Practices for Addressing Data Product Challenges
In our last blog, Best Practices for Developing and Scaling Data Products, we discussed the importance of starting with one or two small projects each with well-defined scope and well-understood business value. By starting small you limit the amount of change to people, process, and technology that your organization must consume. This also enables your existing data team members to practice operating differently, especially elevating the degree of collaboration and iterative refinement that data products require. Starting small helps avoid the chaos of undocumented and unmanaged data products. Fewer fully developed products is better than many half-baked ones that end up cluttering the data landscape.
Data Product Platform
A data product platform that makes it easy for consumers to discover, understand, access, and trust data products addresses both the skills gap and helps avoid the chaos of too many products. Sophisticated search capabilities, automated publishing controls that ensure ample product documentation, data and query samples, and quality indicators, enable data consumers to find what they need rather than ask for a new product to be developed which consumes data team resources and creates duplicative detritus that clogs up the works.
A data product platform also removes overhead for product developers by accelerating their continuous build-test-deploy cycles. It lets developers focus on working with stakeholders rather than the mechanics of releasing data product revisions. Thus if your data team is small, the platform makes them mightier.

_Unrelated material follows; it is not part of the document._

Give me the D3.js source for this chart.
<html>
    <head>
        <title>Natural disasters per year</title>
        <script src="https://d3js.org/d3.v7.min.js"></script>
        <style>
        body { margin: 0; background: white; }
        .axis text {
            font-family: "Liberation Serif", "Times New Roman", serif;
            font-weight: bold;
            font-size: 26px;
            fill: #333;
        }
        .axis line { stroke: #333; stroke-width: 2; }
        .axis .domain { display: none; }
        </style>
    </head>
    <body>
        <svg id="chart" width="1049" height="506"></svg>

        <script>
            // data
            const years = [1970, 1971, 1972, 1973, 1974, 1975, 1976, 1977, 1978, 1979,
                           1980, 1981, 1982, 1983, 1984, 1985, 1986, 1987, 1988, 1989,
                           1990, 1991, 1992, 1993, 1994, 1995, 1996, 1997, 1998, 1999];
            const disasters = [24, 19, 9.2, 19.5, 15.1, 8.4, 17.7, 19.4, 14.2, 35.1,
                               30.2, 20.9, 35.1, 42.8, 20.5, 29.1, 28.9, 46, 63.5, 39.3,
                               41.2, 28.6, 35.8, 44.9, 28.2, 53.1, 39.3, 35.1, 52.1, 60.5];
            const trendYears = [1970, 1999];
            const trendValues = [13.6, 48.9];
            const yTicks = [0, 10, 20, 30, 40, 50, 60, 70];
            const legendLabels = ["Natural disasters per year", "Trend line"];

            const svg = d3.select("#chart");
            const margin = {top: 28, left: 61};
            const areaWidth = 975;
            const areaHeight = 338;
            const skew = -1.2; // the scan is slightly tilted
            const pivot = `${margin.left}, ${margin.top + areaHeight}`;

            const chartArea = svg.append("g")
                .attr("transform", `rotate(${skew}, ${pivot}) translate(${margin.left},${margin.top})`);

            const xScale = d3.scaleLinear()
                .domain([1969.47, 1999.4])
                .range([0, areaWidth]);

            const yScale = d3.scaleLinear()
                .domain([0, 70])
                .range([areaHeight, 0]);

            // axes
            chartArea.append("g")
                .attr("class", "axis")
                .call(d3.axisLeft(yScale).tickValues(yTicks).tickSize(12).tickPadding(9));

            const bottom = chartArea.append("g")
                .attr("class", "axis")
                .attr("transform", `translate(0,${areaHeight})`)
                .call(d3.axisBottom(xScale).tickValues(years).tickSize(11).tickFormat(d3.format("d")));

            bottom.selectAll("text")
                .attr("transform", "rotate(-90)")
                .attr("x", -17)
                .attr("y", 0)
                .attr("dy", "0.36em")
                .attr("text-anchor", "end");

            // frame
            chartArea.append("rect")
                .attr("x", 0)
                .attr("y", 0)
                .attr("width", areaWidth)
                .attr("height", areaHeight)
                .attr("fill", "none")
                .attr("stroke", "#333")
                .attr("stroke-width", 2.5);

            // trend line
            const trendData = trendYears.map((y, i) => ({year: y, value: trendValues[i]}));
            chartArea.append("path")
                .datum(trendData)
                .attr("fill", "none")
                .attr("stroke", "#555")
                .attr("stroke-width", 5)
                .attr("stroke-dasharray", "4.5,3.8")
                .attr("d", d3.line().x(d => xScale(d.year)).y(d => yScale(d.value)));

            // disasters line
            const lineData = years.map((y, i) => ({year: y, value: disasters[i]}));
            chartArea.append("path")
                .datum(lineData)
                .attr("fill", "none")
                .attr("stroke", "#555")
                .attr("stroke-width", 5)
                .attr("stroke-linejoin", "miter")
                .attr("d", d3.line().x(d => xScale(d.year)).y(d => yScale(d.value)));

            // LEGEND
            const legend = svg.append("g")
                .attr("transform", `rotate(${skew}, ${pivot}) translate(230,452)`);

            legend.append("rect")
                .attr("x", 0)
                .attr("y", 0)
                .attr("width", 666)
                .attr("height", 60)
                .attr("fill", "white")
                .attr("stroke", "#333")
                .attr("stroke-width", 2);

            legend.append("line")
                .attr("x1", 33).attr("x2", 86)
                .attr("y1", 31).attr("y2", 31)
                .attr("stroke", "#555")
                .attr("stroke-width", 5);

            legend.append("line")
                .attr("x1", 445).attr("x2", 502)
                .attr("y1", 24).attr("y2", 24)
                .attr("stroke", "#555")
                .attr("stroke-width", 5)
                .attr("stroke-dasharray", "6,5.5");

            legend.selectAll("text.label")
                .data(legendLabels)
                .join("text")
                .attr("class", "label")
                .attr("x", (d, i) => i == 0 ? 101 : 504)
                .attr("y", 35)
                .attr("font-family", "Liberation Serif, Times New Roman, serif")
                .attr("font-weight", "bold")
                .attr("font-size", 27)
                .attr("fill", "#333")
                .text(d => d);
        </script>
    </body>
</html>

Governing data products involves defining a set of standards that all products must meet and then enforcing them. These common standards describe a minimal viable data product (MVDP). Minimum viability defines what’s good enough for stakeholders to start using a data product even if it doesn’t yet have all the requested features. MVDP standards can help ease the impact of organizational change by helping stakeholders understand and trust the new approach.
Automated enforcement of governance standards and policies is critical for staying ahead of and managing data chaos while also getting out the way of innovation. For example, an automated process that identifies and tags sensitive data combined with attribute-based access controls applied across your data environment enables data consumers to use products with confidence while mitigating risks of breaches and compliance issues.
Data mesh is an influential contributor to the art and science of data management. It’s designed for the high-volume, distributed, and diverse world of modern data environments. It asserts that we should decentralize both the ownership of data and the data itself, shifting them from centralized data teams to the functional domains that create and use data to run their business.
However, organizations implementing data mesh must work within the bounds of what their culture, existing technologies, and resources will allow. A data mesh strategy is not right for every organization. But treating data as a product is. Data products yield benefits regardless of a company’s size, data landscape, or business challenges by keeping stakeholder needs and value delivery front and center.
Investing in universal capabilities such as a data product platform and automated governance functions makes sense based on the efficiency advantages they offer. But, also keep in mind that your organization may evolve and become better suited to data mesh down the road. If you’ve developed these capabilities, you’re in a much better position to implement data mesh having already done some of the work.